Putting a hopeful spin on the efforts of these grandmothers, the article suggests that, without them, “many more orphans in Kibera and elsewhere would end up as glue-sniffing street children or child prostitutes.”

True, but many end up that way even with grandmothers straining to do what they can. Life is brutal in Kibera, and a sick, old woman has a very hard time coming between children who should be beginning to look after her and the real world they live in.

Whether or not one would agree that extreme poverty should never be a reason for adoption, I would hope some, at least, would acknowledge that it should never be held as a reason against.

For information on international adoption from Kenya, see the US State Department site on the country.

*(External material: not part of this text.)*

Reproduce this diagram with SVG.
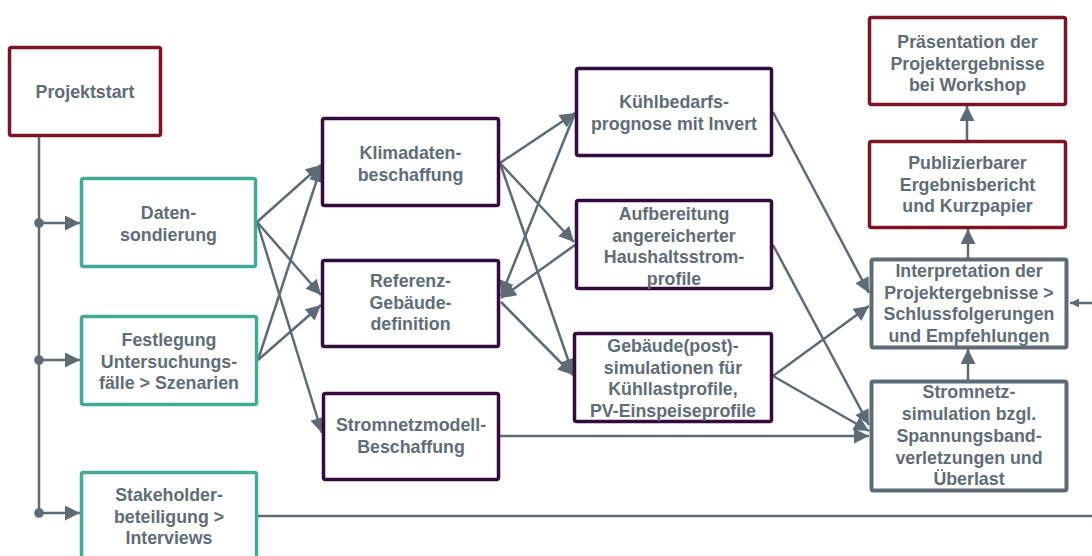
<svg xmlns="http://www.w3.org/2000/svg" width="1092" height="556" viewBox="0 0 1092 556">
<style>
.box{fill:#fff;stroke-width:3.5}
.red{stroke:#7b1523}
.pur{stroke:#340b3d}
.teal{stroke:#45aa95}
.gray{stroke:#5e6b74;stroke-width:4}
text{font-family:"Liberation Sans",Arial,sans-serif;font-weight:bold;font-size:17.8px;fill:#5f6d77;text-anchor:middle}
.c{stroke:#5e6b74;stroke-width:2.5;fill:none}
.a{marker-end:url(#ah)}
</style>
<defs>
<marker id="ah" viewBox="0 0 10 10" refX="10" refY="5" markerWidth="16" markerHeight="15" markerUnits="userSpaceOnUse" orient="auto">
<path d="M0,0 L10,5 L0,10 z" fill="#5e6b74"/>
</marker>
<marker id="ahs" viewBox="0 0 10 10" refX="10" refY="5" markerWidth="9" markerHeight="9" markerUnits="userSpaceOnUse" orient="auto">
<path d="M0,0 L10,5 L0,10 z" fill="#5e6b74"/>
</marker>
</defs>
<g id="connectors">
<line class="c" x1="39" y1="137" x2="39" y2="513"/>
<circle cx="39" cy="223" r="4.8" fill="#5e6b74"/>
<circle cx="39" cy="360" r="4.8" fill="#5e6b74"/>
<circle cx="39" cy="513" r="4.8" fill="#5e6b74"/>
<line class="c a" x1="39" y1="223" x2="80" y2="223"/>
<line class="c a" x1="39" y1="360" x2="80" y2="360"/>
<line class="c a" x1="39" y1="513" x2="80" y2="513"/>
<line class="c a" x1="257" y1="222" x2="321" y2="165"/>
<line class="c a" x1="257" y1="222" x2="321" y2="295"/>
<line class="c a" x1="257" y1="222" x2="322" y2="433"/>
<line class="c a" x1="258" y1="360" x2="321" y2="167"/>
<line class="c a" x1="258" y1="360" x2="321" y2="305"/>
<line class="c a" x1="500" y1="163" x2="575" y2="113"/>
<line class="c a" x1="500" y1="163" x2="574" y2="242"/>
<line class="c a" x1="500" y1="163" x2="573" y2="374"/>
<line class="c a" x1="575" y1="113" x2="501" y2="296"/>
<line class="c a" x1="575" y1="245" x2="501" y2="298"/>
<line class="c a" x1="501" y1="302" x2="573" y2="375"/>
<line class="c a" x1="773" y1="112" x2="869" y2="293"/>
<line class="c a" x1="773" y1="376" x2="869" y2="306"/>
<line class="c a" x1="773" y1="245" x2="869" y2="425"/>
<line class="c a" x1="773" y1="376" x2="869" y2="431"/>
<line class="c a" x1="500" y1="436" x2="869" y2="436"/>
<line class="c a" x1="968" y1="380" x2="968" y2="349"/>
<line class="c a" x1="968" y1="258" x2="968" y2="229"/>
<line class="c a" x1="967" y1="140" x2="967" y2="106"/>
<line class="c" x1="1092" y1="303" x2="1070" y2="303" marker-end="url(#ahs)"/>
<line class="c" x1="258" y1="516" x2="1092" y2="516"/>
</g>
<g id="projektstart"><rect class="box red" x="9.5" y="47.5" width="151" height="88" rx="2"/><text x="85" y="98">Projektstart</text></g>
<g id="daten"><rect class="box teal" x="81.5" y="178.5" width="174" height="88" rx="2"/><text x="168.5" y="219">Daten-</text><text x="168.5" y="240.5">sondierung</text></g>
<g id="festlegung"><rect class="box teal" x="81.5" y="316.5" width="175" height="88" rx="2"/><text x="169" y="346">Festlegung</text><text x="169" y="367.5">Untersuchungs-</text><text x="169" y="389">fälle &gt; Szenarien</text></g>
<g id="stakeholder"><rect class="box teal" x="81.5" y="472.5" width="175" height="95" rx="2"/><text x="169" y="501">Stakeholder-</text><text x="169" y="522.5">beteiligung &gt;</text><text x="169" y="544">Interviews</text></g>
<g id="klimadaten"><rect class="box pur" x="322.5" y="118.5" width="176" height="87" rx="2"/><text x="410.5" y="159">Klimadaten-</text><text x="410.5" y="180.5">beschaffung</text></g>
<g id="referenz"><rect class="box pur" x="322.5" y="260.5" width="176" height="86" rx="2"/><text x="410.5" y="287">Referenz-</text><text x="410.5" y="308.5">Gebäude-</text><text x="410.5" y="330">definition</text></g>
<g id="stromnetzmodell"><rect class="box pur" x="323.5" y="393.5" width="175" height="86" rx="2"/><text x="411" y="431">Stromnetzmodell-</text><text x="411" y="452.5">Beschaffung</text></g>
<g id="kuehlbedarf"><rect class="box pur" x="576.5" y="68.5" width="195" height="87" rx="2"/><text x="674" y="108">Kühlbedarfs-</text><text x="674" y="129.5">prognose mit Invert</text></g>
<g id="aufbereitung"><rect class="box pur" x="576.5" y="200.5" width="195" height="88" rx="2"/><text x="674" y="220">Aufbereitung</text><text x="674" y="241.5">angereicherter</text><text x="674" y="263">Haushaltsstrom-</text><text x="674" y="284.5">profile</text></g>
<g id="gebaeudesim"><rect class="box pur" x="574.5" y="333.5" width="197" height="88" rx="2"/><text x="673" y="352">Gebäude(post)-</text><text x="673" y="373.5">simulationen für</text><text x="673" y="395">Kühllastprofile,</text><text x="673" y="416.5">PV-Einspeiseprofile</text></g>
<g id="praesentation"><rect class="box red" x="869.5" y="17.5" width="196" height="87" rx="2"/><text x="967.5" y="48">Präsentation der</text><text x="967.5" y="69.5">Projektergebnisse</text><text x="967.5" y="91">bei Workshop</text></g>
<g id="publizierbar"><rect class="box red" x="869.5" y="141.5" width="196" height="86" rx="2"/><text x="967.5" y="169">Publizierbarer</text><text x="967.5" y="190.5">Ergebnisbericht</text><text x="967.5" y="212">und Kurzpapier</text></g>
<g id="interpretation"><rect class="box gray" x="871.5" y="259.5" width="195" height="88" rx="2"/><text x="969" y="277">Interpretation der</text><text x="969" y="298.5">Projektergebnisse &gt;</text><text x="969" y="320">Schlussfolgerungen</text><text x="969" y="341.5">und Empfehlungen</text></g>
<g id="stromnetzsim"><rect class="box gray" x="871.5" y="381.5" width="195" height="109" rx="2"/><text x="969" y="398">Stromnetz-</text><text x="969" y="420">simulation bzgl.</text><text x="969" y="442">Spannungsband-</text><text x="969" y="463.5">verletzungen und</text><text x="969" y="485">Überlast</text></g>
</svg>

2 Responses to “Adoption and poverty”

  1. Deb Donatti says:

    I would love to adopt from Kenya, my son is Kikuyu, but from what I hear the time parents must be in country is like 6 mons.
    I hope they shorten that time frame.

  2. my3boys says:

    I have 3 African children. My first was orphaned when he was 11. He Grandparents could not support him and asked me to take him. They are actively in our lives (though we no longer live in the same country).

    The last two were living in Orphanages when I met them. Their stories are hard to hear, and the kids have been through things so child should have to go through.

    Orphanages are everywhere here in Africa. Sure families try to keep their relatives, but with the poverty and amount of children orphaned due to AIDS they cannot take them all in.

    I’d proud of my family, I love my boys. But in creating my family 6 people died, if these boys could have their birthparents or relatives that could afford them I’d give them back in a heart beat (oh I’d miss them). But this is Africa and our reality is different parents keep dieing, and poor people cannot keep taking in family they don’t have the financial capacity.